##### DATA PROVIDED #####

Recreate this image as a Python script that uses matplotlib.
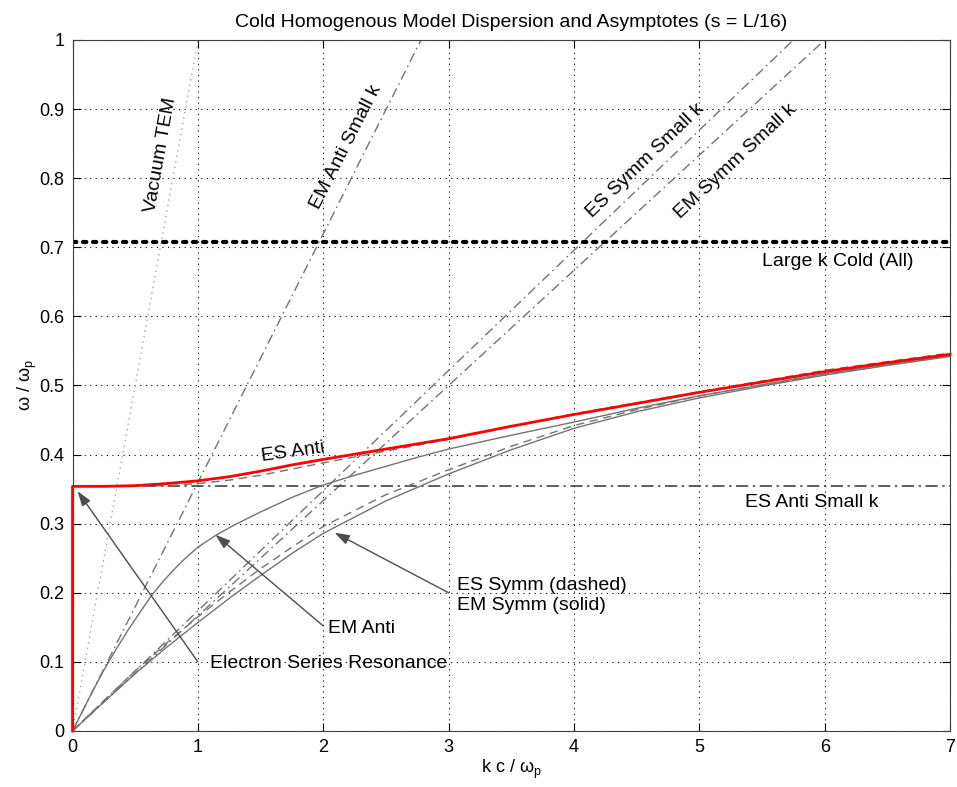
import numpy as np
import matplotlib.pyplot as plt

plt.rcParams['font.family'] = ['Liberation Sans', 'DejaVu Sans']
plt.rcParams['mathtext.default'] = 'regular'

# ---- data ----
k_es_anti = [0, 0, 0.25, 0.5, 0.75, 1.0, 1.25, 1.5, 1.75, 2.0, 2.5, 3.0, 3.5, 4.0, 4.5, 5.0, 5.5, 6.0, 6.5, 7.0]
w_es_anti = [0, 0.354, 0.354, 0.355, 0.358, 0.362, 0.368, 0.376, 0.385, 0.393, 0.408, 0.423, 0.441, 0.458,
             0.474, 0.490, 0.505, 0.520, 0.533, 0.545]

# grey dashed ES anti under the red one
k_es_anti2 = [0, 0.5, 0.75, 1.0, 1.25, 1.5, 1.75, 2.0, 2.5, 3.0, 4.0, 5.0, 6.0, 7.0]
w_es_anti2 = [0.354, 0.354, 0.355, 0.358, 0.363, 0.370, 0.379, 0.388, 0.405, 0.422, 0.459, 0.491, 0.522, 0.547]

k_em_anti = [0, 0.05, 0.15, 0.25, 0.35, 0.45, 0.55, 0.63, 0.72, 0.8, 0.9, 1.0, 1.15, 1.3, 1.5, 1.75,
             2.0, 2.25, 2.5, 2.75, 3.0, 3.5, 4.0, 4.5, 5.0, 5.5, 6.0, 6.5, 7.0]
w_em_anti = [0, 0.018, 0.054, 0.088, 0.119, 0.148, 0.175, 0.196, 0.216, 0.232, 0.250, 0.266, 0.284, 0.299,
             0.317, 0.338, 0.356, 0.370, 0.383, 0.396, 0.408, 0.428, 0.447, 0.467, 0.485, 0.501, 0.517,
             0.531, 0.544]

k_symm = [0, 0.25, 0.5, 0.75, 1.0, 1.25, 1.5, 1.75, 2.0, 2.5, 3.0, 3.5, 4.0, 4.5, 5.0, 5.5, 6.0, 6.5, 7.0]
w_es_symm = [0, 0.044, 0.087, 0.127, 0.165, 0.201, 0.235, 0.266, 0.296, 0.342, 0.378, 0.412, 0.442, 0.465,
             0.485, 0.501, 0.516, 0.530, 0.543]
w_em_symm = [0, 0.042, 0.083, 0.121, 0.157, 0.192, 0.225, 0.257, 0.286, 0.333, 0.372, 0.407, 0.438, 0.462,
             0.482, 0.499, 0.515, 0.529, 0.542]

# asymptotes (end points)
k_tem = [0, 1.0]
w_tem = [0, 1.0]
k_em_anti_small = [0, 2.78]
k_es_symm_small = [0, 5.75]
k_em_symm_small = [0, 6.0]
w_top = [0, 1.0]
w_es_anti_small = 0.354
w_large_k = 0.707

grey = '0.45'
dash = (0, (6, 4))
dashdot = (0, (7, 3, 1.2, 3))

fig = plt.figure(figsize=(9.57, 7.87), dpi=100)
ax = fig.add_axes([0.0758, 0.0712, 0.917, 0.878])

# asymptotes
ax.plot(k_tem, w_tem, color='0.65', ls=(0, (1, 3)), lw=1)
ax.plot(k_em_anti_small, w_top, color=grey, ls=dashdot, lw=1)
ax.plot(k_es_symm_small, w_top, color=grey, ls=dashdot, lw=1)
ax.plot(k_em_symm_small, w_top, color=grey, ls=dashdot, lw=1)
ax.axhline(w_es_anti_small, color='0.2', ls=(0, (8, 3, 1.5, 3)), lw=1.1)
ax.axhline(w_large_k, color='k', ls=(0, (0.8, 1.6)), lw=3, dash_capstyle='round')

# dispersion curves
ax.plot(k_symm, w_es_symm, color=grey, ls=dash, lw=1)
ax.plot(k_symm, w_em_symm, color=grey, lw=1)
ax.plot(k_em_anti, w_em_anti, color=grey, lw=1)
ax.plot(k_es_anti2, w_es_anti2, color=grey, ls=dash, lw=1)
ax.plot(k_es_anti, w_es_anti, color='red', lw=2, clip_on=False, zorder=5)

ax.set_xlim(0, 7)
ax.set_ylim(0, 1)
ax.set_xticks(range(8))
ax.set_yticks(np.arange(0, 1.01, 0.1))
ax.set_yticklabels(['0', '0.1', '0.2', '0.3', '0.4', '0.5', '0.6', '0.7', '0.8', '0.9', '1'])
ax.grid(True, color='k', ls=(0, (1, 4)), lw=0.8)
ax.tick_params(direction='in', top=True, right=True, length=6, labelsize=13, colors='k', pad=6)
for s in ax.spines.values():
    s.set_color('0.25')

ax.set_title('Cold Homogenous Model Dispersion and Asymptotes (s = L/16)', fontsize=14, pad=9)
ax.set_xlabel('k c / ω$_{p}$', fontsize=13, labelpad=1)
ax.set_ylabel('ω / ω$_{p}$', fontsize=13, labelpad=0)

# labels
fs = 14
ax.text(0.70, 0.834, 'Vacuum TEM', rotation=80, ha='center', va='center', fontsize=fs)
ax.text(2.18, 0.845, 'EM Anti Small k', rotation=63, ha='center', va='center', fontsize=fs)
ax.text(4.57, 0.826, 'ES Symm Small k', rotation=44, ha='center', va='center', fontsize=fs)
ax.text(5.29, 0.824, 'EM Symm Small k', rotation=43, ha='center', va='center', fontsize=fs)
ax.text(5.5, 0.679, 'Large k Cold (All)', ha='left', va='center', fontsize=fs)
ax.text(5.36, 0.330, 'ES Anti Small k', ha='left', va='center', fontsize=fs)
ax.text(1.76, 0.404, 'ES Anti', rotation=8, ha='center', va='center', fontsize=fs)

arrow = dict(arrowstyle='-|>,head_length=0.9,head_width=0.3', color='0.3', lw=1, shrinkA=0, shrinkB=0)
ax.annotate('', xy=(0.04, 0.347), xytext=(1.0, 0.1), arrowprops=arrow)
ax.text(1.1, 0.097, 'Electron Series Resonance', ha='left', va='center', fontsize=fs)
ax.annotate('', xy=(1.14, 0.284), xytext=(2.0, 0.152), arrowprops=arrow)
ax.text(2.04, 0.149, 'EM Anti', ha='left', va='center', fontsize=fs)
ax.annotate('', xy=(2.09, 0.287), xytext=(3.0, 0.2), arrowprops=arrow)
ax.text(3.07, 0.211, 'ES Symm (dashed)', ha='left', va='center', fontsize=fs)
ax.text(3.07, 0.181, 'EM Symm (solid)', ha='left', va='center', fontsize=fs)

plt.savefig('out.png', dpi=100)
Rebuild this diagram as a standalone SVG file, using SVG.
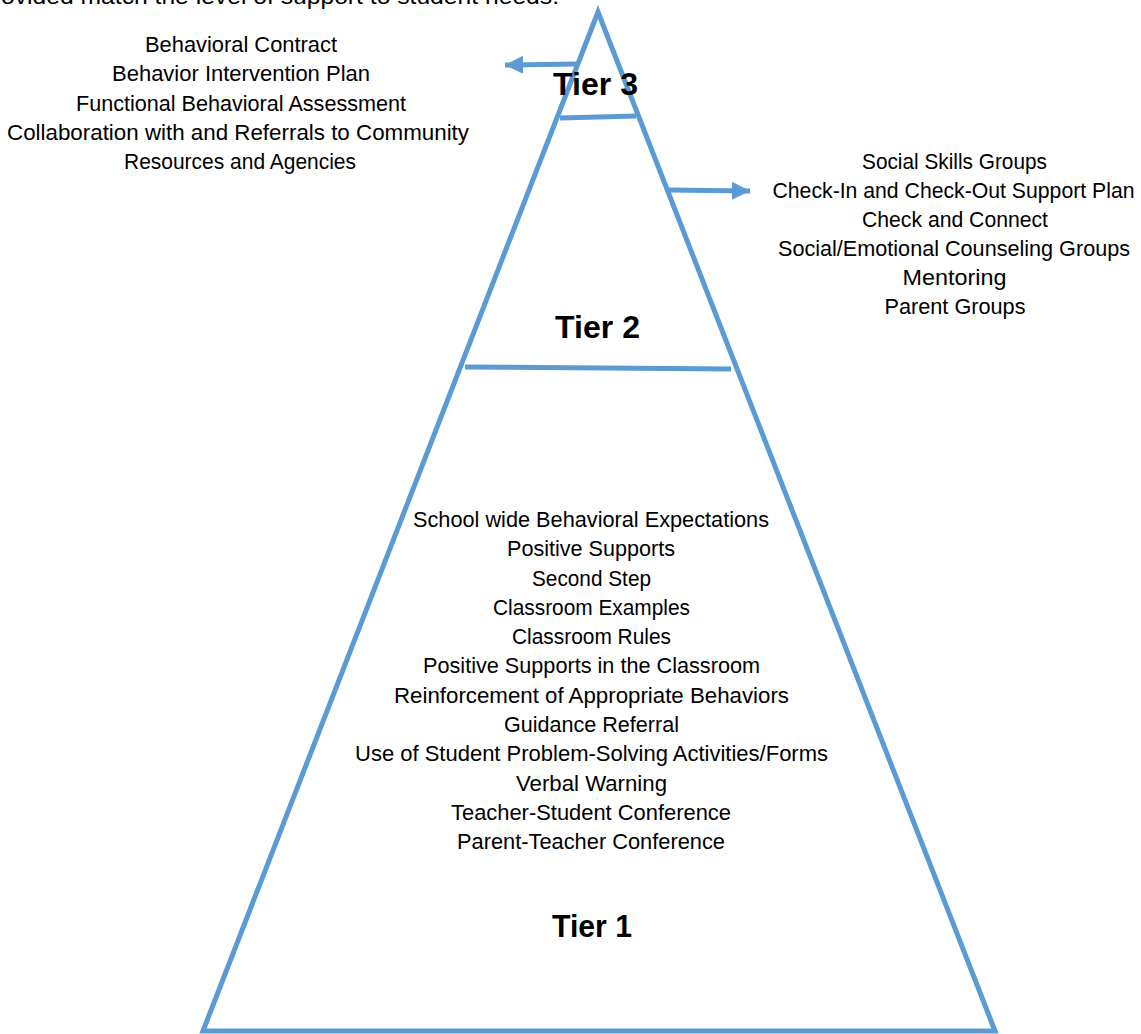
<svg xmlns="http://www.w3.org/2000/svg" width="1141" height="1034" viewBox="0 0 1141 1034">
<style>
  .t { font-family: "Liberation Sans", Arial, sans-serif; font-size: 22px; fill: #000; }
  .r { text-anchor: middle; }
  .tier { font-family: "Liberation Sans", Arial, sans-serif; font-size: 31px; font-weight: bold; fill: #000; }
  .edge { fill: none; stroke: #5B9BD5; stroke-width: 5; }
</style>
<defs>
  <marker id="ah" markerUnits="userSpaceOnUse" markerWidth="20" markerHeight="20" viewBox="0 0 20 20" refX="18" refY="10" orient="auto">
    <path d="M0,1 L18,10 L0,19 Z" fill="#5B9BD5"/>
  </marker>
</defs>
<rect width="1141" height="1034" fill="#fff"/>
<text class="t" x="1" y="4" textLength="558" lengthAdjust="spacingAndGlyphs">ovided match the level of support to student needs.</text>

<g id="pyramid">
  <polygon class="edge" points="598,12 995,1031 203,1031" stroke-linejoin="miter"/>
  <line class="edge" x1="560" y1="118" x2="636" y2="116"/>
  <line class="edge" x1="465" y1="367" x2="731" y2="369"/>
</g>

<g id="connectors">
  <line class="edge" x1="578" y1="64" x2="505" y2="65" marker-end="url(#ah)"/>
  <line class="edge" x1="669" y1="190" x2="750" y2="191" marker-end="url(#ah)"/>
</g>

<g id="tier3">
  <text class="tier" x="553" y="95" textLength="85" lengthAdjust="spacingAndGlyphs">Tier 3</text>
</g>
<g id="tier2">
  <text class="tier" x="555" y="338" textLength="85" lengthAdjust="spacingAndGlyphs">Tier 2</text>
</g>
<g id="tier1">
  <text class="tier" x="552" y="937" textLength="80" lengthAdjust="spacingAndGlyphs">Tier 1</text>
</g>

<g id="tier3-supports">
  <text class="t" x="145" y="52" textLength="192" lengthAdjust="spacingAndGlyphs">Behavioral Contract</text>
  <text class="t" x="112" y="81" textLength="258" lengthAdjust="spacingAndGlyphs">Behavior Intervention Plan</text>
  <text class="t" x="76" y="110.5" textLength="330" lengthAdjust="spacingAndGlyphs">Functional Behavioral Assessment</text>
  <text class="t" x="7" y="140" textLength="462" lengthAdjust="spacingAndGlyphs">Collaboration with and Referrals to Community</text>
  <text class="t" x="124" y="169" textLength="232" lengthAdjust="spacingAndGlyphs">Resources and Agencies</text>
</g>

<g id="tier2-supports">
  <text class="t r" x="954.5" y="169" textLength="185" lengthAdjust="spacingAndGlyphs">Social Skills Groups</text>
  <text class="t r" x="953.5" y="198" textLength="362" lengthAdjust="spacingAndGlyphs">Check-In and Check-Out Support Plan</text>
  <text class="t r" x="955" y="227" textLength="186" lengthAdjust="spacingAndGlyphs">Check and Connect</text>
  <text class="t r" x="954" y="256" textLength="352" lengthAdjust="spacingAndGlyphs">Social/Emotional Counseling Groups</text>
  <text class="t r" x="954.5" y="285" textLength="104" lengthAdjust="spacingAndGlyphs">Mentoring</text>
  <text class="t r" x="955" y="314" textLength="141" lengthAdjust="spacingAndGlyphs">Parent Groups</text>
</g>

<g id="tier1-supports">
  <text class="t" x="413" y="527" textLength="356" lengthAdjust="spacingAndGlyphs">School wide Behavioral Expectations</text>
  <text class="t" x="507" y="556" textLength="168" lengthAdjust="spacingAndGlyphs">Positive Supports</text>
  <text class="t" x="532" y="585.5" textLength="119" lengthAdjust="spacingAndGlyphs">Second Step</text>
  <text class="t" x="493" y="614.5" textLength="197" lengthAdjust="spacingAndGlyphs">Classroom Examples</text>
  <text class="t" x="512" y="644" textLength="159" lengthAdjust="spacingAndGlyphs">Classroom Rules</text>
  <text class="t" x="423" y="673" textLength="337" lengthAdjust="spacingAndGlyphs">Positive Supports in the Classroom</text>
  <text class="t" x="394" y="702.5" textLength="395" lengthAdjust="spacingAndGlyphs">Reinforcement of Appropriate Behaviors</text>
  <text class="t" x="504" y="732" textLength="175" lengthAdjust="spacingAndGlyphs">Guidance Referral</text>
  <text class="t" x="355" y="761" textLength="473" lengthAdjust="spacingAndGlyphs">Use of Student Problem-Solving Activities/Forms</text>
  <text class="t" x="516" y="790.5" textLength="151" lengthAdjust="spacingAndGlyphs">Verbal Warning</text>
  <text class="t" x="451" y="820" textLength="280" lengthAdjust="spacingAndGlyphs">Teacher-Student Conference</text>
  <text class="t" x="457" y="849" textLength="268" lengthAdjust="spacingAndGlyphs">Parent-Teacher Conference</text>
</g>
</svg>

#####

REQUIRED TASK >>
Leave the pictures out and reproduce exactly the lines from the top of the listing above through the line with "0.482, 0.499, 0.515, 0.529, 0.542]".

FINISHED TASK >>
Recreate this image as a Python script that uses matplotlib.
import numpy as np
import matplotlib.pyplot as plt

plt.rcParams['font.family'] = ['Liberation Sans', 'DejaVu Sans']
plt.rcParams['mathtext.default'] = 'regular'

# ---- data ----
k_es_anti = [0, 0, 0.25, 0.5, 0.75, 1.0, 1.25, 1.5, 1.75, 2.0, 2.5, 3.0, 3.5, 4.0, 4.5, 5.0, 5.5, 6.0, 6.5, 7.0]
w_es_anti = [0, 0.354, 0.354, 0.355, 0.358, 0.362, 0.368, 0.376, 0.385, 0.393, 0.408, 0.423, 0.441, 0.458,
             0.474, 0.490, 0.505, 0.520, 0.533, 0.545]

# grey dashed ES anti under the red one
k_es_anti2 = [0, 0.5, 0.75, 1.0, 1.25, 1.5, 1.75, 2.0, 2.5, 3.0, 4.0, 5.0, 6.0, 7.0]
w_es_anti2 = [0.354, 0.354, 0.355, 0.358, 0.363, 0.370, 0.379, 0.388, 0.405, 0.422, 0.459, 0.491, 0.522, 0.547]

k_em_anti = [0, 0.05, 0.15, 0.25, 0.35, 0.45, 0.55, 0.63, 0.72, 0.8, 0.9, 1.0, 1.15, 1.3, 1.5, 1.75,
             2.0, 2.25, 2.5, 2.75, 3.0, 3.5, 4.0, 4.5, 5.0, 5.5, 6.0, 6.5, 7.0]
w_em_anti = [0, 0.018, 0.054, 0.088, 0.119, 0.148, 0.175, 0.196, 0.216, 0.232, 0.250, 0.266, 0.284, 0.299,
             0.317, 0.338, 0.356, 0.370, 0.383, 0.396, 0.408, 0.428, 0.447, 0.467, 0.485, 0.501, 0.517,
             0.531, 0.544]

k_symm = [0, 0.25, 0.5, 0.75, 1.0, 1.25, 1.5, 1.75, 2.0, 2.5, 3.0, 3.5, 4.0, 4.5, 5.0, 5.5, 6.0, 6.5, 7.0]
w_es_symm = [0, 0.044, 0.087, 0.127, 0.165, 0.201, 0.235, 0.266, 0.296, 0.342, 0.378, 0.412, 0.442, 0.465,
             0.485, 0.501, 0.516, 0.530, 0.543]
w_em_symm = [0, 0.042, 0.083, 0.121, 0.157, 0.192, 0.225, 0.257, 0.286, 0.333, 0.372, 0.407, 0.438, 0.462,
             0.482, 0.499, 0.515, 0.529, 0.542]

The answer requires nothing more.